There is a battlefield within each one of us. Ugliness creeps into our soul. It affects how we treat God’s creation, how we treat each other and even what we see when we look into the mirror.
But beauty is an act of rebellion in an ugly world. Trying to live a beautiful life, trying to offer God worship that is sincere and beautiful, trying to treat others in a way that acknowledges the God-given beauty within them…these things are acts of rebellion in a world that would love to drag us down into despair and ugliness.
As Christians, we believe in the Resurrection. We believe that the death and Resurrection of Jesus Christ has already won this war. We believe that forgiveness has defeated sin; that life has defeated death; that beauty has defeated ugliness. The ultimate end to the last battle may be settled, but for each one of us, the daily battles still go on. The enemy doesn’t want us to know that Jesus has already won the war between good and evil. So the enemy distracts us, and discourages us, hoping that we will lose the nerve, the will or the energy to keep fighting; hoping that we will settle for something that is less than God. And sadly, many do.

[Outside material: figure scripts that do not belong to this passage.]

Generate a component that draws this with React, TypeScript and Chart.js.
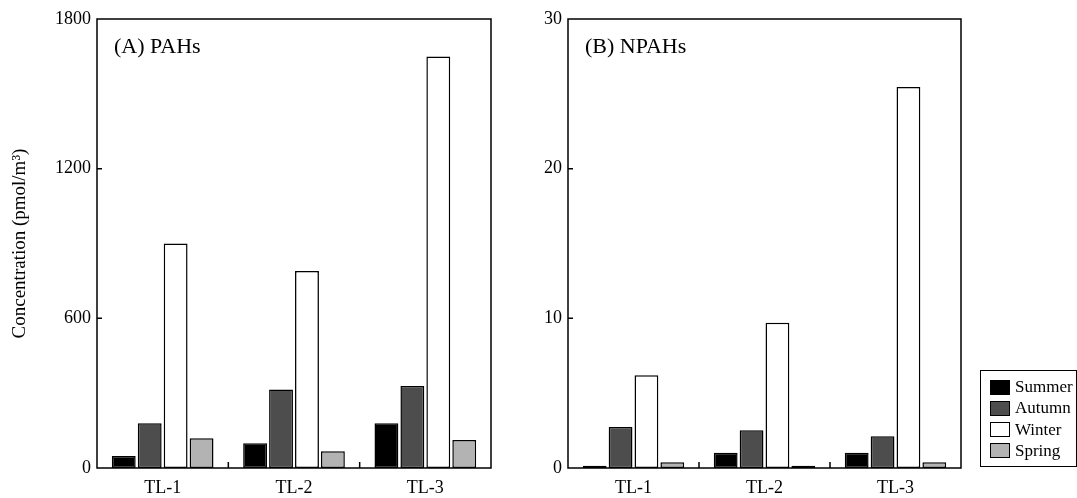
import React, { useEffect, useRef } from "react";
import { Chart, registerables } from "chart.js";
Chart.register(...registerables);

const categories = ["TL-1", "TL-2", "TL-3"];
const seasons = ["Summer", "Autumn", "Winter", "Spring"];
const seasonColors = ["#000000", "#4d4d4d", "#ffffff", "#b3b3b3"];

const pahSummer = [48, 99, 179];
const pahAutumn = [179, 315, 329];
const pahWinter = [900, 790, 1650];
const pahSpring = [119, 67, 112];

const npahSummer = [0.15, 1.02, 1.02];
const npahAutumn = [2.74, 2.52, 2.12];
const npahWinter = [6.2, 9.7, 25.45];
const npahSpring = [0.38, 0.15, 0.38];

const pahTicks = [0, 600, 1200, 1800];
const npahTicks = [0, 10, 20, 30];

const FONT = '"Liberation Serif", "Times New Roman", serif';

function framePlugin(label: string, tickValues: number[]) {
  return {
    id: "frame",
    afterDatasetsDraw(chart: any) {
      const { ctx, chartArea: a, scales } = chart;
      ctx.save();
      ctx.strokeStyle = "#000";
      ctx.lineWidth = 1.5;
      ctx.beginPath();
      ctx.moveTo(a.left, a.bottom);
      ctx.lineTo(a.left, a.top);
      ctx.lineTo(a.right, a.top);
      ctx.lineTo(a.right, a.bottom);
      ctx.closePath();
      const y = scales.y;
      tickValues.forEach((v) => {
        const py = y.getPixelForValue(v);
        ctx.moveTo(a.left, py);
        ctx.lineTo(a.left + 5, py);
      });
      const x = scales.x;
      for (let i = 1; i < categories.length; i++) {
        const px = (x.getPixelForValue(i - 1) + x.getPixelForValue(i)) / 2;
        ctx.moveTo(px, a.bottom);
        ctx.lineTo(px, a.bottom - 6);
      }
      ctx.stroke();
      ctx.font = "22px " + FONT;
      ctx.fillStyle = "#000";
      ctx.textBaseline = "alphabetic";
      ctx.textAlign = "left";
      ctx.fillText(label, a.left + 17, a.top + 34);
      ctx.restore();
    },
  };
}

function makeDatasets(series: number[][]) {
  return series.map((data, i) => ({
    label: seasons[i],
    data,
    backgroundColor: seasonColors[i],
    borderColor: "#000",
    borderWidth: 1.5,
    borderSkipped: false,
    categoryPercentage: 0.79,
    barPercentage: 0.92,
  }));
}

function makeChart(
  canvas: HTMLCanvasElement,
  series: number[][],
  max: number,
  ticks: number[],
  label: string,
  yWidth: number,
  rightPad: number,
  yTitle: string | null
) {
  return new Chart(canvas, {
    type: "bar",
    data: { labels: categories, datasets: makeDatasets(series) as any },
    options: {
      responsive: false,
      maintainAspectRatio: false,
      animation: false,
      layout: { padding: { left: 0, right: rightPad, top: 19, bottom: 0 } },
      plugins: { legend: { display: false }, tooltip: { enabled: false } },
      scales: {
        x: {
          grid: { display: false, drawTicks: false },
          border: { display: false },
          ticks: { color: "#000", font: { family: FONT, size: 18 }, padding: 9 },
          afterFit: (s: any) => {
            s.height = 30;
          },
        },
        y: {
          min: 0,
          max,
          grid: { display: false, drawTicks: false },
          border: { display: false },
          ticks: {
            color: "#000",
            font: { family: FONT, size: 18 },
            padding: 6,
            callback: (v: any) => String(v),
          },
          afterBuildTicks: (s: any) => {
            s.ticks = ticks.map((v) => ({ value: v }));
          },
          title: yTitle
            ? {
                display: true,
                text: yTitle,
                color: "#000",
                font: { family: FONT, size: 19 },
                padding: { top: 9, bottom: 0 },
              }
            : { display: false },
          afterFit: (s: any) => {
            s.width = yWidth;
          },
        },
      },
    },
    plugins: [framePlugin(label, ticks)],
  } as any);
}

export default function App() {
  const ref1 = useRef<HTMLCanvasElement>(null);
  const ref2 = useRef<HTMLCanvasElement>(null);
  useEffect(() => {
    const c1 = makeChart(
      ref1.current!,
      [pahSummer, pahAutumn, pahWinter, pahSpring],
      1800,
      pahTicks,
      "(A) PAHs",
      97,
      540 - 491,
      "Concentration (pmol/m³)"
    );
    const c2 = makeChart(
      ref2.current!,
      [npahSummer, npahAutumn, npahWinter, npahSpring],
      30,
      npahTicks,
      "(B) NPAHs",
      28,
      537 - (961 - 540),
      null
    );
    return () => {
      c1.destroy();
      c2.destroy();
    };
  }, []);

  return (
    <div style={{ position: "absolute", left: 0, top: 0, width: 1077, height: 498, background: "#fff" }}>
      <canvas ref={ref1} width={540} height={498} style={{ position: "absolute", left: 0, top: 0, width: 540, height: 498 }} />
      <canvas ref={ref2} width={537} height={498} style={{ position: "absolute", left: 540, top: 0, width: 537, height: 498 }} />
      <div
        style={{
          position: "absolute",
          left: 980,
          top: 370,
          width: 97,
          height: 97,
          border: "1.5px solid #000",
          boxSizing: "border-box",
          fontFamily: FONT,
          fontSize: 17,
          color: "#000",
        }}
      >
        {seasons.map((s, i) => (
          <div key={s} style={{ position: "absolute", left: 9, top: 8 + i * 21.3, height: 16, display: "flex", alignItems: "center" }}>
            <span
              style={{
                display: "inline-block",
                width: 20,
                height: 15,
                background: seasonColors[i],
                border: "1px solid #000",
                boxSizing: "border-box",
                marginRight: 5,
              }}
            />
            <span style={{ lineHeight: "16px" }}>{s}</span>
          </div>
        ))}
      </div>
    </div>
  );
}
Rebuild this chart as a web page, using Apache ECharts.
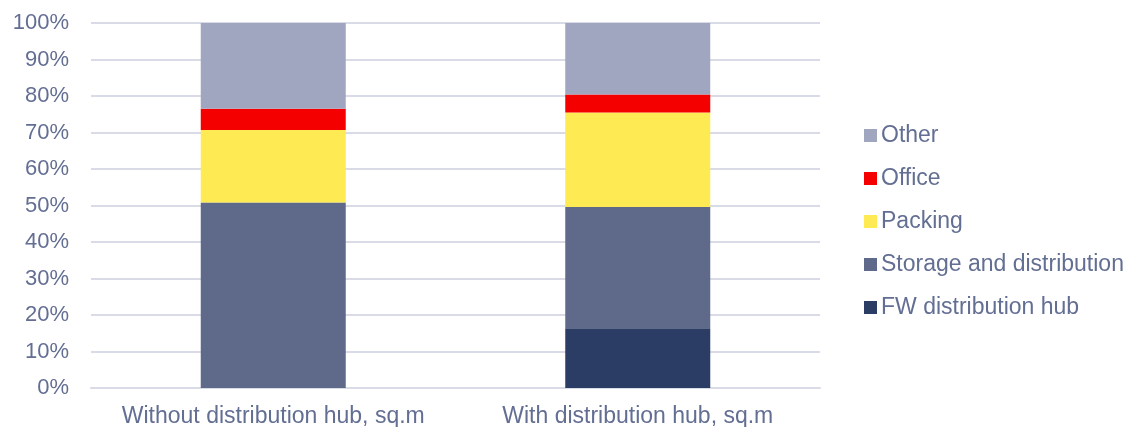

Last week the Episcopal Church released its Sunday attendance figures from the past year, and I can tell you that they aren’t good. Now our parish is growing, and our diocese is holding steady too, we are bucking the trend, but for many places the numbers are extremely troubling. Now I can give a more extended analysis of the various reasons for decline; and I would be the first to point out the many mistakes made by church leadership, but still, we aren’t alone in this decline. In fact, almost across the board churches everywhere, of every denomination, are seeing decreased attendance. The real sad fact, is that people aren’t leaving to go to another church, they are leaving church altogether.
I do understand the temptation sometimes. Because Church isn’t easy. Following Jesus is not easy. Sometimes his words sting. He challenges our assumptions. He calls us out on our own hypocrisy, and then he tells us to do things that we simply don’t want to do. Finally, Jesus sums it all up by saying something like what he says this morning: following me must be more important to you than anything else on earth, anything else. More than your money, your life, your friends, your political affiliation, even your parents. I have to mean more.
So as tempting as it would be for me to find another career, or to do something else on Sunday morning, here I am. I keep coming back, because, ultimately, I believe this story we tell about Jesus to be true, and filing in behind him in this rebellion against ugliness is more important to me that a few more dollars in my pocket, a few more hours of sleep on Sunday and a few less headaches with plumbing issues and miss-sent emails.
And here you are, fighting many of the same battles. By now, some of your friends and family and co-workers may have decided that the cost of following Jesus is too great; that the battles aren’t worth fighting. I understand and I sympathize, but I’m not ready to give up the fight, and I’m guessing neither are you.
This story we tell about death and resurrection, sin and redemption, God’s good creation and the new heaven and earth, the new kingdom that he is creating; it is a beautiful story. I believe it is a true story. and beauty and truth are still worth fighting for. Beauty is an act of rebellion in an ugly world.